AIDS Healthcare Foundation (AHF), the world’s largest HIV/AIDS care provider operating in 45 countries, welcomes the announcement that a new team of international experts is being assembled to restart the inquiry into the origins of COVID-19. However, to ensure a fair consideration of all plausible origin hypotheses, AHF says the team should involve independent scientists, including some of the 16 scientists who have recently expressed concerns over the lab leak hypothesis being dismissed too hastily.
The first international investigation into the origins of COVID-19, which was co-organized by the World Health Organization and China, has been widely criticized for a range of issues, including conflicts of interest, interference from Chinese authorities, and a lack of early clinical data to backup its conclusions. Now WHO is gearing up for a re-do, and the hypothesis that the virus could have escaped from a Wuhan lab is back on the table, even though it had been previously dismissed by the first investigative team as a virtual impossibility.

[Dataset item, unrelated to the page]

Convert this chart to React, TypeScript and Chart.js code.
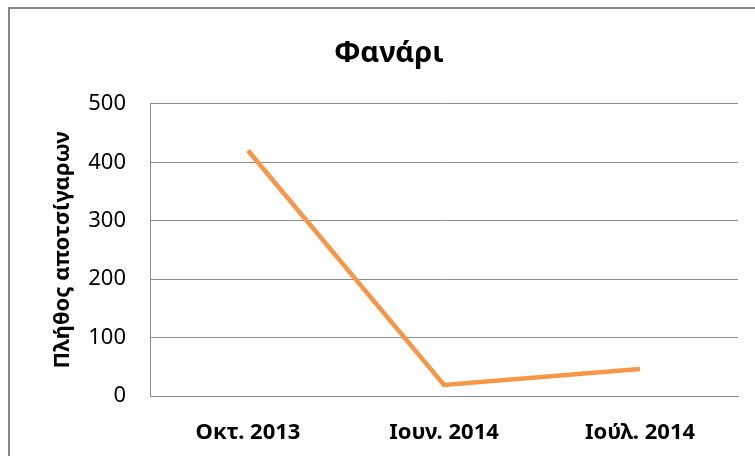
import React, { useEffect, useRef } from "react";
import { Chart, registerables } from "chart.js";

Chart.register(...registerables);

const categories = ["Οκτ. 2013", "Ιουν. 2014", "Ιούλ. 2014"];
const values = [420, 19, 46];
const yTicks = [0, 100, 200, 300, 400, 500];
const titleText = "Φανάρι";
const yTitle = "Πλήθος αποτσίγαρων";

const FONT = "'Noto Sans', 'Open Sans', sans-serif";

const framePlugin = {
  id: "frame",
  beforeDraw(chart: any) {
    const ctx = chart.ctx;
    ctx.save();
    ctx.fillStyle = "#ffffff";
    ctx.fillRect(0, 0, chart.width, chart.height);
    ctx.strokeStyle = "#868686";
    ctx.lineWidth = 2;
    ctx.strokeRect(9, 8, chart.width + 20, chart.height + 20);
    ctx.restore();
  },
};

export default function App() {
  const ref = useRef<HTMLCanvasElement | null>(null);
  useEffect(() => {
    document.body.style.margin = "0";
    const chart = new Chart(ref.current as HTMLCanvasElement, {
      type: "line",
      data: {
        labels: categories,
        datasets: [
          {
            data: values,
            borderColor: "#F79646",
            borderWidth: 4.5,
            pointRadius: 0,
            tension: 0,
            fill: false,
          },
        ],
      },
      options: {
        animation: false,
        responsive: false,
        layout: { padding: { left: 40, right: 17, top: 0, bottom: 0 } },
        plugins: {
          legend: { display: false },
          tooltip: { enabled: false },
          title: {
            display: true,
            text: titleText,
            color: "#000",
            font: { family: FONT, size: 29, weight: "bold" },
            padding: { top: 36, bottom: 33 },
          },
        },
        scales: {
          x: {
            offset: true,
            grid: { display: false, drawTicks: false },
            border: { display: true, color: "#8c8c8c", width: 1 },
            ticks: {
              color: "#000",
              padding: 24,
              maxRotation: 0,
              font: { family: FONT, size: 22, weight: "bold" },
            },
            afterFit: (s: any) => {
              s.height = 60;
            },
          },
          y: {
            min: 0,
            max: 500,
            afterBuildTicks: (s: any) => {
              s.ticks = yTicks.map((v) => ({ value: v }));
            },
            grid: { color: "#8c8c8c", drawTicks: false, lineWidth: 1 },
            border: { display: true, color: "#8c8c8c", width: 1 },
            ticks: {
              color: "#000",
              padding: 24,
              font: { family: FONT, size: 22 },
            },
            title: {
              display: true,
              text: yTitle,
              color: "#000",
              font: { family: FONT, size: 22, weight: "bold" },
              padding: { top: 10, bottom: 0 },
            },
            afterFit: (s: any) => {
              s.width = 110;
            },
          },
        },
      },
      plugins: [framePlugin],
    });
    return () => chart.destroy();
  }, []);
  return <canvas ref={ref} width={755} height={456} style={{ display: "block" }} />;
}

In mid-September, a group of 16 scientists wrote an open letter to The Lancet medical journal saying previously published research by some of the scientists involved in the original investigation presented “no scientifically validated evidence that directly supports a natural origin” of SARS-CoV-2 (the virus that causes COVID-19). As such, they argue “a laboratory-related accident is plausible,” and that all rational hypotheses should be considered in search for the origin of the virus.
“There is no room in science for making politically-motivated choices about which hypotheses to examine and which to ignore because they might be inconvenient or embarrassing. This is especially true when we are dealing with a pandemic, because at stake is a profound question, can we understand the current pandemic well enough to prevent the next one and to save millions of lives?” said Dr. Jorge Saavedra, Executive Director of the AHF Global Public Health Institute at the University of Miami. “For this reason, we applaud the renewed effort to identify the origins of SARS-CoV-2, but we also want the second investigation to avoid the pitfalls which tainted the first one – it must be independent, transparent, unbiased and open to all hypotheses.”